_Exercise requirements_
Go through the material and write it all out exactly, minus the pictures.

_Given information_
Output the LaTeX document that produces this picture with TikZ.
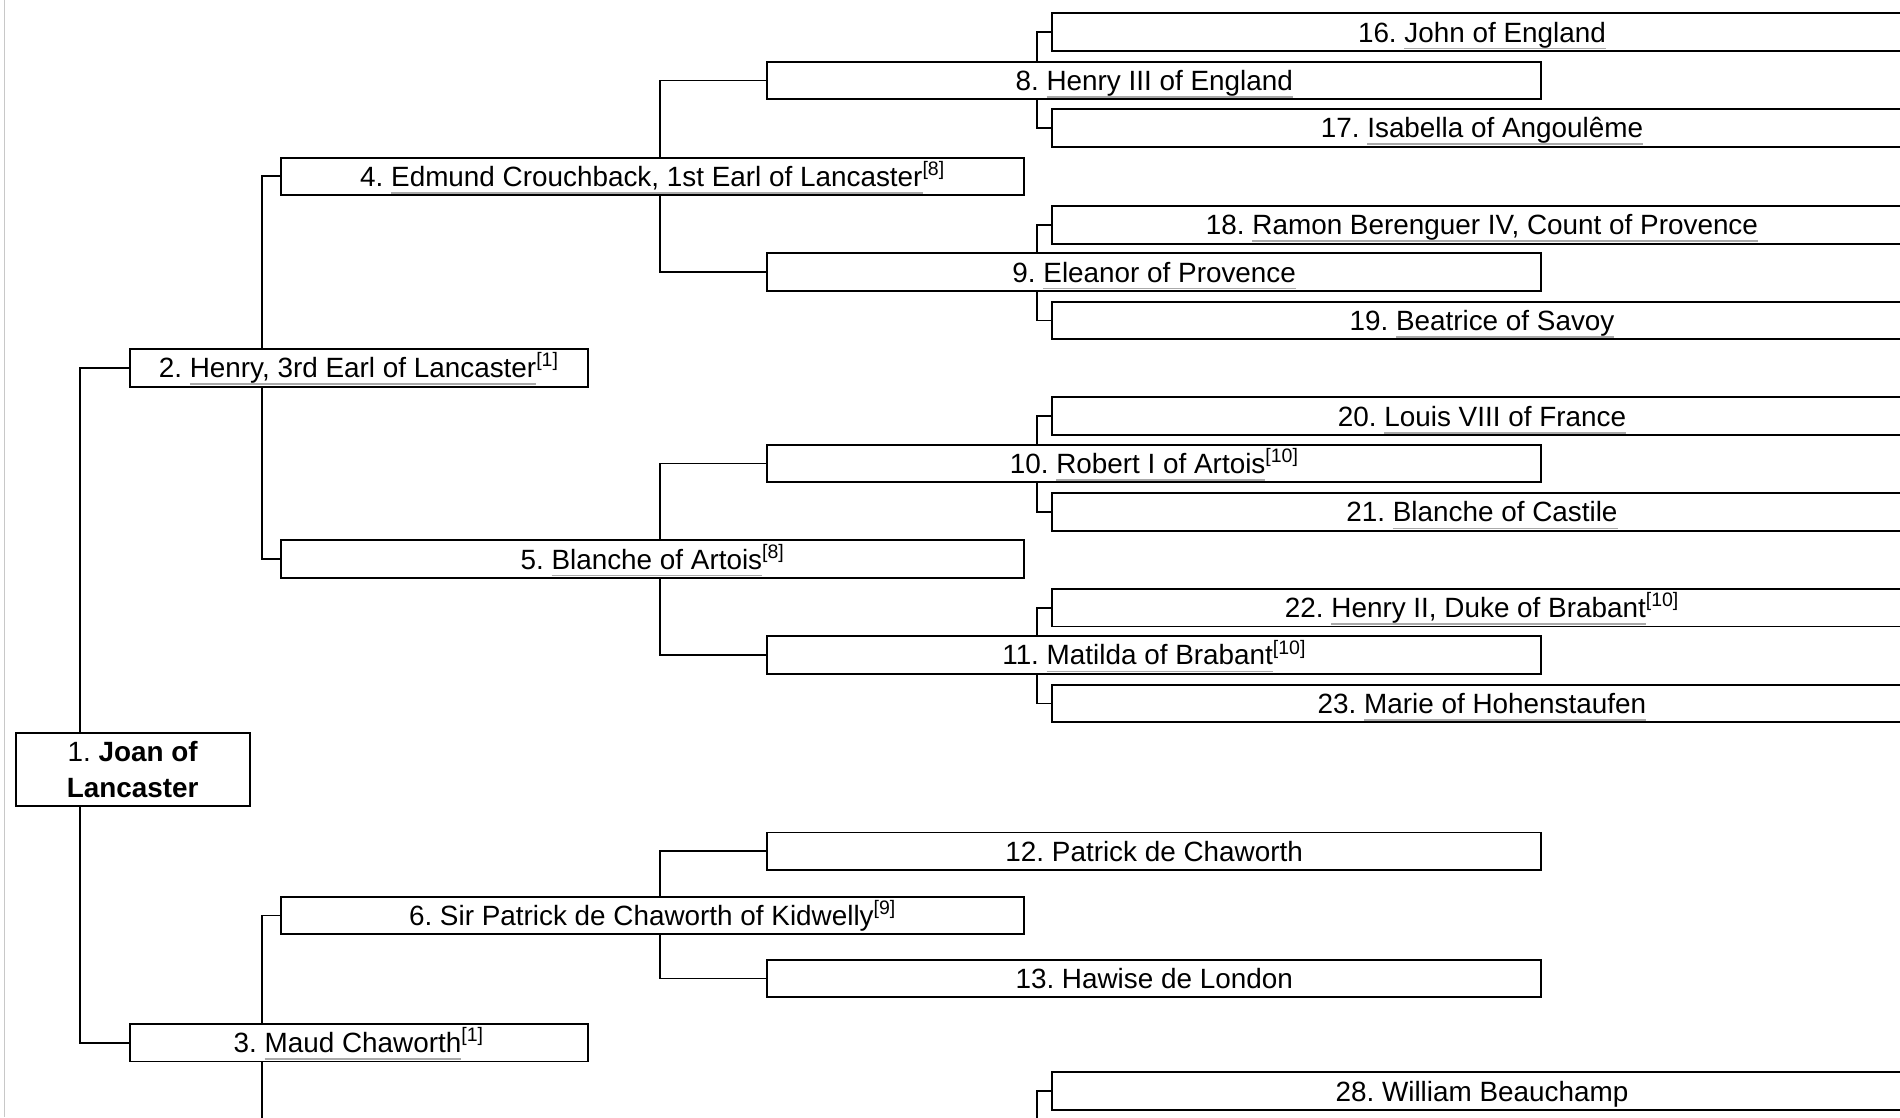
\documentclass[tikz,border=0pt]{standalone}
\usepackage{fontspec}
\setmainfont{Liberation Sans}
\frenchspacing
\definecolor{ulgray}{RGB}{170,170,170}
\definecolor{edgegray}{RGB}{200,200,200}
\newcommand\lk[1]{\setbox0\hbox{#1}\rlap{\color{ulgray}\rule[-6pt]{\wd0}{1.4pt}}\box0}
\newcommand\rf[1]{\textsuperscript{[#1]}}
\tikzset{
  pbox/.style={draw=black, line width=1.6pt, fill=white, inner sep=0pt,
    minimum height=31pt, text height=16.5pt, text depth=0pt,
    font=\fontsize{23pt}{30pt}\selectfont\frenchspacing},
  g2/.style={pbox, minimum width=378pt},
  g3/.style={pbox, minimum width=613pt},
  g4/.style={pbox, minimum width=639pt},
  g5/.style={pbox, minimum width=710pt},
  conn/.style={draw=black, line width=1.5pt}
}
\begin{document}
\begin{tikzpicture}[x=1pt,y=-1pt]
\useasboundingbox (0,0) rectangle (1568,922);
\clip (0,0) rectangle (1568,922);
\fill[white] (0,0) rectangle (1568,922);
\draw[edgegray, line width=1.2pt] (3.5,0) -- (3.5,922);

% generation 1
\node[pbox, minimum width=193pt, minimum height=60pt, text height=, text depth=, align=center] (n1) at (109.5,635) {1. \textbf{Joan of}\\\textbf{Lancaster}};
% generation 2
\node[g2] (n2) at (296,303.5) {2. \lk{Henry, 3rd Earl of Lancaster}\rf{1}};
\node[g2] (n3) at (296,860.5) {3. \lk{Maud Chaworth}\rf{1}};
% generation 3
\node[g3] (n4) at (538.5,145.5) {4. \lk{Edmund Crouchback, 1st Earl of Lancaster}\rf{8}};
\node[g3] (n5) at (538.5,461.5) {5. \lk{Blanche of Artois}\rf{8}};
\node[g3] (n6) at (538.5,755.5) {6. Sir Patrick de Chaworth of Kidwelly\rf{9}};
% generation 4
\node[g4] (n8) at (952.5,66.5) {8. \lk{Henry III of England}};
\node[g4] (n9) at (952.5,224.5) {9. \lk{Eleanor of Provence}};
\node[g4] (n10) at (952.5,382.5) {10. \lk{Robert I of Artois}\rf{10}};
\node[g4] (n11) at (952.5,540.5) {11. \lk{Matilda of Brabant}\rf{10}};
\node[g4] (n12) at (952.5,702.5) {12. Patrick de Chaworth};
\node[g4] (n13) at (952.5,807.5) {13. Hawise de London};
% generation 5
\node[g5] (n16) at (1223,26.5) {16. \lk{John of England}};
\node[g5] (n17) at (1223,105.5) {17. \lk{Isabella of Angoulême}};
\node[g5] (n18) at (1223,185.5) {18. \lk{Ramon Berenguer IV, Count of Provence}};
\node[g5] (n19) at (1223,264.5) {19. \lk{Beatrice of Savoy}};
\node[g5] (n20) at (1223,343.5) {20. \lk{Louis VIII of France}};
\node[g5] (n21) at (1223,422.5) {21. \lk{Blanche of Castile}};
\node[g5] (n22) at (1223,501.5) {22. \lk{Henry II, Duke of Brabant}\rf{10}};
\node[g5] (n23) at (1223,580.5) {23. \lk{Marie of Hohenstaufen}};
\node[g5] (n28) at (1223,900.5) {28. William Beauchamp};

\coordinate (c7) at (216,930);
\coordinate (c14) at (856,930);

% connectors
\draw[conn] ([xshift=-43.5pt]n1.north) |- (n2.west);
\draw[conn] ([xshift=-43.5pt]n1.south) |- (n3.west);
\draw[conn] ([xshift=-80pt]n2.north) |- (n4.west);
\draw[conn] ([xshift=-80pt]n2.south) |- (n5.west);
\draw[conn] ([xshift=-80pt]n3.north) |- (n6.west);
\draw[conn] ([xshift=-80pt]n3.south) -- (c7);
\draw[conn] ([xshift=6.5pt]n4.north) |- (n8.west);
\draw[conn] ([xshift=6.5pt]n4.south) |- (n9.west);
\draw[conn] ([xshift=6.5pt]n5.north) |- (n10.west);
\draw[conn] ([xshift=6.5pt]n5.south) |- (n11.west);
\draw[conn] ([xshift=6.5pt]n6.north) |- (n12.west);
\draw[conn] ([xshift=6.5pt]n6.south) |- (n13.west);
\draw[conn] ([xshift=-96.5pt]n8.north) |- (n16.west);
\draw[conn] ([xshift=-96.5pt]n8.south) |- (n17.west);
\draw[conn] ([xshift=-96.5pt]n9.north) |- (n18.west);
\draw[conn] ([xshift=-96.5pt]n9.south) |- (n19.west);
\draw[conn] ([xshift=-96.5pt]n10.north) |- (n20.west);
\draw[conn] ([xshift=-96.5pt]n10.south) |- (n21.west);
\draw[conn] ([xshift=-96.5pt]n11.north) |- (n22.west);
\draw[conn] ([xshift=-96.5pt]n11.south) |- (n23.west);
\draw[conn] (c14) |- (n28.west);
\end{tikzpicture}
\end{document}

_Written answer_
Output the LaTeX document that produces this picture with TikZ.
\documentclass[tikz,border=0pt]{standalone}
\usepackage{fontspec}
\setmainfont{Liberation Sans}
\frenchspacing
\definecolor{ulgray}{RGB}{170,170,170}
\definecolor{edgegray}{RGB}{200,200,200}
\newcommand\lk[1]{\setbox0\hbox{#1}\rlap{\color{ulgray}\rule[-6pt]{\wd0}{1.4pt}}\box0}
\newcommand\rf[1]{\textsuperscript{[#1]}}
\tikzset{
  pbox/.style={draw=black, line width=1.6pt, fill=white, inner sep=0pt,
    minimum height=31pt, text height=16.5pt, text depth=0pt,
    font=\fontsize{23pt}{30pt}\selectfont\frenchspacing},
  g2/.style={pbox, minimum width=378pt},
  g3/.style={pbox, minimum width=613pt},
  g4/.style={pbox, minimum width=639pt},
  g5/.style={pbox, minimum width=710pt},
  conn/.style={draw=black, line width=1.5pt}
}
\begin{document}
\begin{tikzpicture}[x=1pt,y=-1pt]
\useasboundingbox (0,0) rectangle (1568,922);
\clip (0,0) rectangle (1568,922);
\fill[white] (0,0) rectangle (1568,922);
\draw[edgegray, line width=1.2pt] (3.5,0) -- (3.5,922);

% generation 1
\node[pbox, minimum width=193pt, minimum height=60pt, text height=, text depth=, align=center] (n1) at (109.5,635) {1. \textbf{Joan of}\\\textbf{Lancaster}};
% generation 2
\node[g2] (n2) at (296,303.5) {2. \lk{Henry, 3rd Earl of Lancaster}\rf{1}};
\node[g2] (n3) at (296,860.5) {3. \lk{Maud Chaworth}\rf{1}};
% generation 3
\node[g3] (n4) at (538.5,145.5) {4. \lk{Edmund Crouchback, 1st Earl of Lancaster}\rf{8}};
\node[g3] (n5) at (538.5,461.5) {5. \lk{Blanche of Artois}\rf{8}};
\node[g3] (n6) at (538.5,755.5) {6. Sir Patrick de Chaworth of Kidwelly\rf{9}};
% generation 4
\node[g4] (n8) at (952.5,66.5) {8. \lk{Henry III of England}};
\node[g4] (n9) at (952.5,224.5) {9. \lk{Eleanor of Provence}};
\node[g4] (n10) at (952.5,382.5) {10. \lk{Robert I of Artois}\rf{10}};
\node[g4] (n11) at (952.5,540.5) {11. \lk{Matilda of Brabant}\rf{10}};
\node[g4] (n12) at (952.5,702.5) {12. Patrick de Chaworth};
\node[g4] (n13) at (952.5,807.5) {13. Hawise de London};
% generation 5
\node[g5] (n16) at (1223,26.5) {16. \lk{John of England}};
\node[g5] (n17) at (1223,105.5) {17. \lk{Isabella of Angoulême}};
\node[g5] (n18) at (1223,185.5) {18. \lk{Ramon Berenguer IV, Count of Provence}};
\node[g5] (n19) at (1223,264.5) {19. \lk{Beatrice of Savoy}};
\node[g5] (n20) at (1223,343.5) {20. \lk{Louis VIII of France}};
\node[g5] (n21) at (1223,422.5) {21. \lk{Blanche of Castile}};
\node[g5] (n22) at (1223,501.5) {22. \lk{Henry II, Duke of Brabant}\rf{10}};
\node[g5] (n23) at (1223,580.5) {23. \lk{Marie of Hohenstaufen}};
\node[g5] (n28) at (1223,900.5) {28. William Beauchamp};

\coordinate (c7) at (216,930);
\coordinate (c14) at (856,930);

% connectors
\draw[conn] ([xshift=-43.5pt]n1.north) |- (n2.west);
\draw[conn] ([xshift=-43.5pt]n1.south) |- (n3.west);
\draw[conn] ([xshift=-80pt]n2.north) |- (n4.west);
\draw[conn] ([xshift=-80pt]n2.south) |- (n5.west);
\draw[conn] ([xshift=-80pt]n3.north) |- (n6.west);
\draw[conn] ([xshift=-80pt]n3.south) -- (c7);
\draw[conn] ([xshift=6.5pt]n4.north) |- (n8.west);
\draw[conn] ([xshift=6.5pt]n4.south) |- (n9.west);
\draw[conn] ([xshift=6.5pt]n5.north) |- (n10.west);
\draw[conn] ([xshift=6.5pt]n5.south) |- (n11.west);
\draw[conn] ([xshift=6.5pt]n6.north) |- (n12.west);
\draw[conn] ([xshift=6.5pt]n6.south) |- (n13.west);
\draw[conn] ([xshift=-96.5pt]n8.north) |- (n16.west);
\draw[conn] ([xshift=-96.5pt]n8.south) |- (n17.west);
\draw[conn] ([xshift=-96.5pt]n9.north) |- (n18.west);
\draw[conn] ([xshift=-96.5pt]n9.south) |- (n19.west);
\draw[conn] ([xshift=-96.5pt]n10.north) |- (n20.west);
\draw[conn] ([xshift=-96.5pt]n10.south) |- (n21.west);
\draw[conn] ([xshift=-96.5pt]n11.north) |- (n22.west);
\draw[conn] ([xshift=-96.5pt]n11.south) |- (n23.west);
\draw[conn] (c14) |- (n28.west);
\end{tikzpicture}
\end{document}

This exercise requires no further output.